## Work to complete
Set down all of the data that follows word for word, without the images.
++++++++++++++++++++
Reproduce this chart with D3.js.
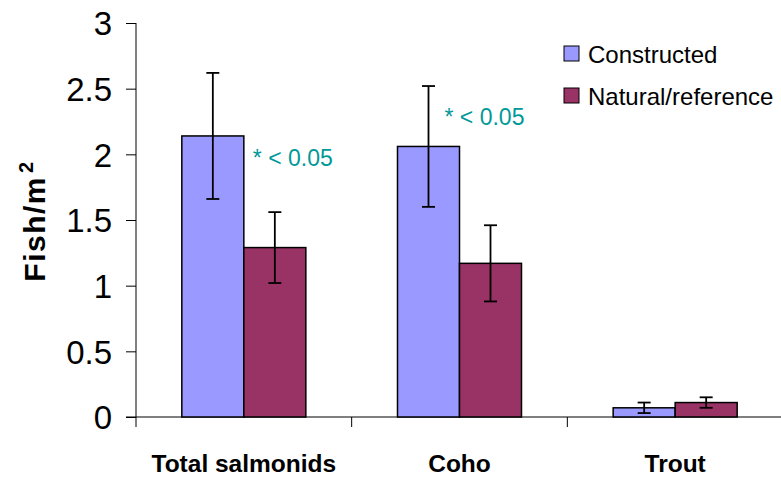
<!DOCTYPE html>
<html>
<head>
<meta charset="utf-8">
<script src="https://cdn.jsdelivr.net/npm/d3@7"></script>
<style>
  html, body { margin: 0; padding: 0; background: #fff; }
  svg { display: block; font-family: "Liberation Sans", Arial, sans-serif; }
</style>
</head>
<body>
<svg id="chart" width="781" height="480"></svg>
<script>
// Fish density by habitat type
const categories = ["Total salmonids", "Coho", "Trout"];
const seriesNames = ["Constructed", "Natural/reference"];
const constructed = [2.14, 2.06, 0.07];
const constructedErr = [0.48, 0.46, 0.04];
const natural = [1.29, 1.17, 0.11];
const naturalErr = [0.27, 0.29, 0.04];
const yTicks = [0, 0.5, 1, 1.5, 2, 2.5, 3];
const annotations = [
  { category: "Total salmonids", value: 1.91, text: "* < 0.05" },
  { category: "Coho", value: 2.22, text: "* < 0.05" }
];

const colors = ["#9999FF", "#993366"];

const svg = d3.select("#chart");
const margin = { left: 136, right: -2, top: 23, bottom: 63 };
const width = 781 - margin.left - margin.right;
const height = 480 - margin.top - margin.bottom;

const g = svg.append("g").attr("transform", `translate(${margin.left},${margin.top})`);

const x = d3.scaleBand().domain(categories).range([0, width]).paddingInner(0).paddingOuter(0);
const x1 = d3.scaleBand().domain(seriesNames).range([0, 124]);
const groupOffset = (x.bandwidth() - 124) / 2;
const y = d3.scaleLinear().domain([0, 3]).range([height, 0]);

// Y axis
const yAxis = d3.axisLeft(y).tickValues(yTicks).tickSize(10).tickPadding(14)
  .tickFormat(d => d3.format("")(d));
const yg = g.append("g").call(yAxis);
yg.select(".domain").remove();
yg.append("line").attr("x1", 0).attr("x2", 0).attr("y1", 0).attr("y2", height + 10)
  .attr("stroke", "#000").attr("stroke-width", 1);
yg.selectAll(".tick line").attr("stroke", "#000");
yg.selectAll(".tick text").attr("font-size", 33).attr("fill", "#000")
  .attr("dy", "0.36em")
  .attr("font-family", "'Liberation Sans', Arial, sans-serif");

// X axis
const xg = g.append("g").attr("transform", `translate(0,${height})`);
xg.append("line").attr("x1", -10).attr("x2", width).attr("y1", 0).attr("y2", 0)
  .attr("stroke", "#000");
xg.selectAll(".sep").data(categories.slice(1)).join("line")
  .attr("class", "sep")
  .attr("x1", d => x(d)).attr("x2", d => x(d)).attr("y1", 0).attr("y2", 10)
  .attr("stroke", "#000");
xg.selectAll(".cat").data(categories).join("text")
  .attr("class", "cat")
  .attr("x", d => x(d) + x.bandwidth() / 2)
  .attr("y", 55)
  .attr("text-anchor", "middle")
  .attr("font-size", 24.5).attr("font-weight", "bold")
  .text(d => d);

// Bars
const rows = categories.map((c, i) => ({
  category: c,
  values: [
    { series: seriesNames[0], v: constructed[i], e: constructedErr[i], color: colors[0] },
    { series: seriesNames[1], v: natural[i], e: naturalErr[i], color: colors[1] }
  ]
}));

const groups = g.selectAll(".grp").data(rows).join("g")
  .attr("class", "grp")
  .attr("transform", d => `translate(${x(d.category) + groupOffset},0)`);

groups.selectAll("rect").data(d => d.values).join("rect")
  .attr("x", d => x1(d.series))
  .attr("y", d => y(d.v))
  .attr("width", x1.bandwidth())
  .attr("height", d => y(0) - y(d.v))
  .attr("fill", d => d.color)
  .attr("stroke", "#000").attr("stroke-width", 1.5);

// Error bars
const eb = groups.selectAll(".err").data(d => d.values).join("g").attr("class", "err")
  .attr("transform", d => `translate(${x1(d.series) + x1.bandwidth() / 2},0)`);
eb.append("line").attr("x1", 0).attr("x2", 0)
  .attr("y1", d => y(d.v + d.e)).attr("y2", d => y(d.v - d.e))
  .attr("stroke", "#000").attr("stroke-width", 1.8);
eb.append("line").attr("x1", -6.5).attr("x2", 6.5)
  .attr("y1", d => y(d.v + d.e)).attr("y2", d => y(d.v + d.e))
  .attr("stroke", "#000").attr("stroke-width", 1.8);
eb.append("line").attr("x1", -6.5).attr("x2", 6.5)
  .attr("y1", d => y(d.v - d.e)).attr("y2", d => y(d.v - d.e))
  .attr("stroke", "#000").attr("stroke-width", 1.8);

// Significance notes: first sits beside the constructed bar, second beside its error cap
const noteShift = [x1.bandwidth() + 9, x1.bandwidth() / 2 + 16];
g.selectAll(".note").data(annotations).join("text")
  .attr("class", "note")
  .attr("x", (d, i) => x(d.category) + groupOffset + noteShift[i])
  .attr("y", d => y(d.value))
  .attr("fill", "#009999")
  .attr("font-size", 23)
  .attr("xml:space", "preserve")
  .text(d => d.text);

// Legend
const legend = svg.append("g").attr("transform", "translate(564,46)");
seriesNames.forEach((s, i) => {
  const row = legend.append("g").attr("transform", `translate(0,${i * 42})`);
  row.append("rect").attr("x", 0).attr("y", 0).attr("width", 15).attr("height", 15)
    .attr("fill", colors[i]).attr("stroke", "#000").attr("stroke-width", 1);
  row.append("text").attr("x", 24).attr("y", 17).attr("font-size", 24).attr("fill", "#000").text(s);
});

// Y axis title
svg.append("text")
  .attr("transform", "translate(45,221) rotate(-90)")
  .attr("text-anchor", "middle")
  .attr("font-size", 30).attr("font-weight", "bold")
  .attr("letter-spacing", 1.5)
  .html("Fish/m<tspan dx='3' dy='-12' font-size='20'>2</tspan>");
</script>
</body>
</html>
++++++++++++++++++++
## Worked solution
Reproduce this chart with D3.js.
<!DOCTYPE html>
<html>
<head>
<meta charset="utf-8">
<script src="https://cdn.jsdelivr.net/npm/d3@7"></script>
<style>
  html, body { margin: 0; padding: 0; background: #fff; }
  svg { display: block; font-family: "Liberation Sans", Arial, sans-serif; }
</style>
</head>
<body>
<svg id="chart" width="781" height="480"></svg>
<script>
// Fish density by habitat type
const categories = ["Total salmonids", "Coho", "Trout"];
const seriesNames = ["Constructed", "Natural/reference"];
const constructed = [2.14, 2.06, 0.07];
const constructedErr = [0.48, 0.46, 0.04];
const natural = [1.29, 1.17, 0.11];
const naturalErr = [0.27, 0.29, 0.04];
const yTicks = [0, 0.5, 1, 1.5, 2, 2.5, 3];
const annotations = [
  { category: "Total salmonids", value: 1.91, text: "* < 0.05" },
  { category: "Coho", value: 2.22, text: "* < 0.05" }
];

const colors = ["#9999FF", "#993366"];

const svg = d3.select("#chart");
const margin = { left: 136, right: -2, top: 23, bottom: 63 };
const width = 781 - margin.left - margin.right;
const height = 480 - margin.top - margin.bottom;

const g = svg.append("g").attr("transform", `translate(${margin.left},${margin.top})`);

const x = d3.scaleBand().domain(categories).range([0, width]).paddingInner(0).paddingOuter(0);
const x1 = d3.scaleBand().domain(seriesNames).range([0, 124]);
const groupOffset = (x.bandwidth() - 124) / 2;
const y = d3.scaleLinear().domain([0, 3]).range([height, 0]);

// Y axis
const yAxis = d3.axisLeft(y).tickValues(yTicks).tickSize(10).tickPadding(14)
  .tickFormat(d => d3.format("")(d));
const yg = g.append("g").call(yAxis);
yg.select(".domain").remove();
yg.append("line").attr("x1", 0).attr("x2", 0).attr("y1", 0).attr("y2", height + 10)
  .attr("stroke", "#000").attr("stroke-width", 1);
yg.selectAll(".tick line").attr("stroke", "#000");
yg.selectAll(".tick text").attr("font-size", 33).attr("fill", "#000")
  .attr("dy", "0.36em")
  .attr("font-family", "'Liberation Sans', Arial, sans-serif");

// X axis
const xg = g.append("g").attr("transform", `translate(0,${height})`);
xg.append("line").attr("x1", -10).attr("x2", width).attr("y1", 0).attr("y2", 0)
  .attr("stroke", "#000");
xg.selectAll(".sep").data(categories.slice(1)).join("line")
  .attr("class", "sep")
  .attr("x1", d => x(d)).attr("x2", d => x(d)).attr("y1", 0).attr("y2", 10)
  .attr("stroke", "#000");
xg.selectAll(".cat").data(categories).join("text")
  .attr("class", "cat")
  .attr("x", d => x(d) + x.bandwidth() / 2)
  .attr("y", 55)
  .attr("text-anchor", "middle")
  .attr("font-size", 24.5).attr("font-weight", "bold")
  .text(d => d);

// Bars
const rows = categories.map((c, i) => ({
  category: c,
  values: [
    { series: seriesNames[0], v: constructed[i], e: constructedErr[i], color: colors[0] },
    { series: seriesNames[1], v: natural[i], e: naturalErr[i], color: colors[1] }
  ]
}));

const groups = g.selectAll(".grp").data(rows).join("g")
  .attr("class", "grp")
  .attr("transform", d => `translate(${x(d.category) + groupOffset},0)`);

groups.selectAll("rect").data(d => d.values).join("rect")
  .attr("x", d => x1(d.series))
  .attr("y", d => y(d.v))
  .attr("width", x1.bandwidth())
  .attr("height", d => y(0) - y(d.v))
  .attr("fill", d => d.color)
  .attr("stroke", "#000").attr("stroke-width", 1.5);

// Error bars
const eb = groups.selectAll(".err").data(d => d.values).join("g").attr("class", "err")
  .attr("transform", d => `translate(${x1(d.series) + x1.bandwidth() / 2},0)`);
eb.append("line").attr("x1", 0).attr("x2", 0)
  .attr("y1", d => y(d.v + d.e)).attr("y2", d => y(d.v - d.e))
  .attr("stroke", "#000").attr("stroke-width", 1.8);
eb.append("line").attr("x1", -6.5).attr("x2", 6.5)
  .attr("y1", d => y(d.v + d.e)).attr("y2", d => y(d.v + d.e))
  .attr("stroke", "#000").attr("stroke-width", 1.8);
eb.append("line").attr("x1", -6.5).attr("x2", 6.5)
  .attr("y1", d => y(d.v - d.e)).attr("y2", d => y(d.v - d.e))
  .attr("stroke", "#000").attr("stroke-width", 1.8);

// Significance notes: first sits beside the constructed bar, second beside its error cap
const noteShift = [x1.bandwidth() + 9, x1.bandwidth() / 2 + 16];
g.selectAll(".note").data(annotations).join("text")
  .attr("class", "note")
  .attr("x", (d, i) => x(d.category) + groupOffset + noteShift[i])
  .attr("y", d => y(d.value))
  .attr("fill", "#009999")
  .attr("font-size", 23)
  .attr("xml:space", "preserve")
  .text(d => d.text);

// Legend
const legend = svg.append("g").attr("transform", "translate(564,46)");
seriesNames.forEach((s, i) => {
  const row = legend.append("g").attr("transform", `translate(0,${i * 42})`);
  row.append("rect").attr("x", 0).attr("y", 0).attr("width", 15).attr("height", 15)
    .attr("fill", colors[i]).attr("stroke", "#000").attr("stroke-width", 1);
  row.append("text").attr("x", 24).attr("y", 17).attr("font-size", 24).attr("fill", "#000").text(s);
});

// Y axis title
svg.append("text")
  .attr("transform", "translate(45,221) rotate(-90)")
  .attr("text-anchor", "middle")
  .attr("font-size", 30).attr("font-weight", "bold")
  .attr("letter-spacing", 1.5)
  .html("Fish/m<tspan dx='3' dy='-12' font-size='20'>2</tspan>");
</script>
</body>
</html>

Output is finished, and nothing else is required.